Rocío Valverde

El arte y la comida, sin política

Recorriendo la frontera hispano-francesa

El arte y la comida, sin política
Rocío Valverde
17 de febrero del 2019

 

El año pasado no tuve un día de vacaciones personale,s ya que cambié de empresa y ellos prefirieron pagarme los días de vacaciones que dejarme ir unas semanas antes. Los aviones que tomé fueron todos por trabajo, familia y por trámites inacabables con un banco español. Una de esas tantas mañanas, mientras me sacaba el cansancio de los ojos, llena de envidia, me detuve a observar el sueño de mi esposo: él dormía a pierna suelta, mientras sus cachetes se fundían con la almohada. Estando en trance con el sonido de sus ronquidos, de repente había comprado dos billetes a Barcelona.

Por fin la gente dejaría de sorprenderse de que haya vivido en España por muchos años y nunca haya visitado Cataluña. Quizás no elegí el mejor contexto político para adentrarme en las calles góticas de Barcelona. Las manifestaciones parecían seguirnos a donde fuéramos, los lazos amarillos, el sonido de piñazos y los carteles de “Libertat presos politics” estaban por todo el centro de la ciudad. Me parecía haber viajado en el tiempo, al casco viejo de Vitoria donde cada cierto tiempo solían aparecer pancartas de apoyo a ETA. Al haber pasado una temporada en el País Vasco este escenario político me parecía hasta normal.

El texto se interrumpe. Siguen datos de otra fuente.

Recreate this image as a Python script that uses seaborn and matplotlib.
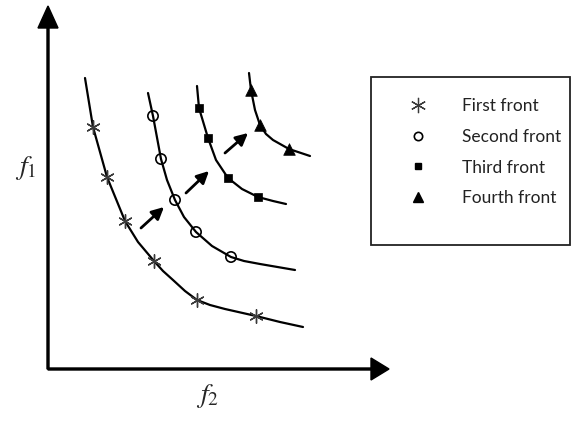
import pandas as pd
import matplotlib
matplotlib.use("Agg")
import matplotlib.pyplot as plt
import seaborn as sns
from matplotlib.lines import Line2D
from matplotlib.patches import Rectangle

# -----------------------------
# Data
# -----------------------------

front_names = ["First front", "Second front", "Third front", "Fourth front"]

# smooth front curves
c1_f2 = [3.7, 4.5, 5.9, 7.7, 9.0, 10.6, 11.5, 12.5, 13.7, 14.9, 16.2,
         17.7, 20.8, 23.2, 25.5]
c1_f1 = [29.1, 24.2, 19.2, 14.8, 12.7, 10.8, 9.8, 8.9, 7.8, 6.9, 6.4,
         6.0, 5.3, 4.7, 4.2]

c2_f2 = [10.0, 10.5, 11.3, 11.9, 12.7, 13.6, 14.8, 16.4, 18.3, 19.6,
         21.2, 24.7]
c2_f1 = [27.6, 25.3, 21.0, 18.9, 16.9, 15.2, 13.7, 12.3, 11.2, 10.8,
         10.5, 9.9]

c3_f2 = [14.9, 15.1, 16.0, 16.8, 18.0, 19.4, 21.0, 22.5, 23.8]
c3_f1 = [28.3, 26.1, 23.1, 20.9, 19.1, 18.0, 17.2, 16.8, 16.5]

c4_f2 = [20.1, 20.3, 20.7, 21.2, 21.8, 22.5, 24.1, 26.2]
c4_f1 = [29.6, 27.9, 25.9, 24.4, 23.5, 22.9, 22.0, 21.3]

# solutions on each front
p1_f2 = [4.5, 5.9, 7.7, 10.6, 14.9, 20.8]
p1_f1 = [24.2, 19.2, 14.8, 10.8, 6.9, 5.3]

p2_f2 = [10.5, 11.3, 12.7, 14.8, 18.3]
p2_f1 = [25.3, 21.0, 16.9, 13.7, 11.2]

p3_f2 = [15.1, 16.0, 18.0, 21.0]
p3_f1 = [26.1, 23.1, 19.1, 17.2]

p4_f2 = [20.3, 21.2, 24.1]
p4_f1 = [27.9, 24.4, 22.0]

# arrows between fronts (start, end)
arrow_f2 = [(9.3, 11.6), (13.8, 16.1), (17.7, 20.0)]
arrow_f1 = [(14.1, 16.2), (17.6, 19.8), (21.6, 23.6)]

axis_f2_end = 34.1
axis_f1_end = 36.3

# -----------------------------
# Style
# -----------------------------

sns.set_theme(style="white")
plt.rcParams["font.family"] = ["Lato", "DejaVu Sans"]
plt.rcParams["mathtext.fontset"] = "stix"

fig = plt.figure(figsize=(5.72, 4.21), dpi=100)
ax = fig.add_axes([0, 0, 1, 1])
ax.set_xlim(-4.8, 52.4)
ax.set_ylim(-5.2, 36.9)
ax.set_axis_off()

# -----------------------------
# Axes with arrow heads
# -----------------------------

ax.arrow(0, 0, axis_f2_end, 0, width=0.2, head_width=2.2, head_length=1.8,
         length_includes_head=True, color="black")
ax.arrow(0, 0, 0, axis_f1_end, width=0.2, head_width=2.0, head_length=2.2,
         length_includes_head=True, color="black")

ax.text(-2.2, 20.1, "$f_1$", fontsize=20, ha="center", va="center")
ax.text(16.0, -2.7, "$f_2$", fontsize=20, ha="center", va="center")

# -----------------------------
# Fronts
# -----------------------------

curves = [(c1_f2, c1_f1), (c2_f2, c2_f1), (c3_f2, c3_f1), (c4_f2, c4_f1)]

for xs, ys in curves:
    df = pd.DataFrame({"f2": xs, "f1": ys})
    sns.lineplot(data=df, x="f2", y="f1", sort=False, estimator=None,
                 color="black", linewidth=1.6, ax=ax)

sns.scatterplot(x=p1_f2, y=p1_f1, marker=(6, 2, 0), s=95,
                color="#3a3a3a", edgecolor="#3a3a3a", linewidth=1.0,
                zorder=3, ax=ax)
sns.scatterplot(x=p2_f2, y=p2_f1, marker="o", s=55,
                facecolor="none", edgecolor="black", linewidth=1.2,
                zorder=3, ax=ax)
sns.scatterplot(x=p3_f2, y=p3_f1, marker="s", s=26,
                color="black", edgecolor="black", linewidth=0.5,
                zorder=3, ax=ax)
sns.scatterplot(x=p4_f2, y=p4_f1, marker="^", s=70,
                color="black", edgecolor="black", linewidth=0.5,
                zorder=3, ax=ax)

# -----------------------------
# Arrows between fronts
# -----------------------------

for (x0, x1), (y0, y1) in zip(arrow_f2, arrow_f1):
    ax.annotate("", xy=(x1, y1), xytext=(x0, y0),
                arrowprops=dict(arrowstyle="-|>", color="black", lw=2.0,
                                mutation_scale=18, shrinkA=0, shrinkB=0))

# -----------------------------
# Legend
# -----------------------------

ax.add_patch(Rectangle((371 / 572, 1 - 245 / 421), 199 / 572, 168 / 421,
                       transform=fig.transFigure, fill=False,
                       edgecolor="#222222", linewidth=1.3))

handles = [
    Line2D([], [], linestyle="none", marker=(6, 2, 0), markersize=11,
           markeredgewidth=0.9, color="#3a3a3a"),
    Line2D([], [], linestyle="none", marker="o", markersize=6,
           markerfacecolor="none", markeredgewidth=1.2, color="black"),
    Line2D([], [], linestyle="none", marker="s", markersize=4.5,
           color="black"),
    Line2D([], [], linestyle="none", marker="^", markersize=7.5,
           color="black"),
]

ax.legend(handles, front_names, loc="upper left",
          bbox_to_anchor=(409 / 572, 1 - 98 / 421),
          bbox_transform=fig.transFigure, frameon=False,
          fontsize=12.5, handlelength=1.0, handletextpad=2.03,
          labelspacing=0.85, borderpad=0, borderaxespad=0,
          labelcolor="#222222")

fig.savefig("out.png", dpi=100)
plt.close(fig)
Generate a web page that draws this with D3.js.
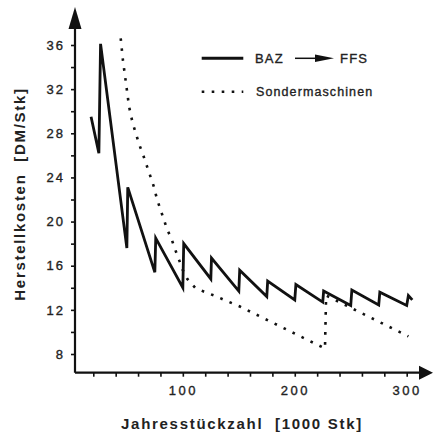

Con las noticias del inicio del juicio al procés catalán en todas las pantallas de la ciudad, empezamos nuestro recorrido en el Museo Picasso, un lugar con el que había soñado ir desde el día que vi el cuadro “Guernica” en el Museo Reina Sofía. Del arte me gusta más la biografía de sus artistas. Pasamos cuatro horas aislados en los trazos de Picasso y su intercambio de cartas con Sabartés. La política en el museo es bastante light, solo se menciona para hablar de la dictadura de Franco y no hay una palabra sobre su rarísimo comunismo. Es de agradecer, ya que el arte en todas sus formas se aprecia mejor con ojos apolíticos. Es la única forma de evitar mezquindades y elogios infértiles.

Otros lugares que quería visitar era Figueres y Cadaqués, estos pueblos quedan casi en la frontera con Francia. Así que lancé a mi esposo a la carretera y nos pusimos en marcha a paso de abuelos. Conducir del otro lado de la carretera es un desafío mental a la automatización de los movimientos, y cuando lo hacemos vamos muy lento. Nos llovieron insultos en español, catalán y francés, podría decirse que éramos la representación aún más surrealista del famoso Cadillac lluvioso de Dalí. Al llegar a Figueres es imposible perder de vista la meca del surrealismo, aunque es muy fácil perderse dentro del laberinto que es el Teatro Museo Dalí. En este museo no encuentras una descripción, pues así es como lo quiso el artista; tampoco verás una palabra sobre su “expulsión” del movimiento surrealista. Para controversias nos sobra y basta con la obra de Dalí: algunos la aman mientras otros la detestan.

Saliendo de Figueres nuestras tripas nos pidieron parar a comer algo. Nos perdimos en un pueblo donde colgaban carteles que decían “The Catalan Republic”, en inglés. Tampoco me parecía extremadamente raro porque alguna vez —en un bar de San Sebastián, mientras devorábamos una ración de rabas— vimos un cartel, también en inglés, que nos aclaraba que no estábamos ni en España ni en Francia.

Al bajar del auto nos pareció que este pueblo se había detenido en el tiempo. Era 1 de octubre del 2017 perpetuamente. Entramos al único bar abierto, saludamos y esperamos pacientemente a que alguien nos sirviera. La dueña se nos acercó luego de casi veinte minutos y me dijo que la cocina estaba cerrada, lo cual me pareció extraño porque estaba viendo salir platos de salchichas. Me pareció aún más raro que hablándole en castellano me contestara en catalán. Traduje lo dicho al inglés para el glotón de mi esposo, que no entendía por qué no estaba pidiéndole una hamburguesa. Y en ese momento mágicamente se abrió la cocina. Podían servirnos patatas, bocadillos y tortillas en inglés. Guil entendía que en español no éramos muy queridos, pero prefería tragarse su orgullo si este venía acompañado de una tortilla de patata entre dos panes. “Como si me hacen el saludo nazi, Rocío. La comida, al igual que el arte, mejor sin política”.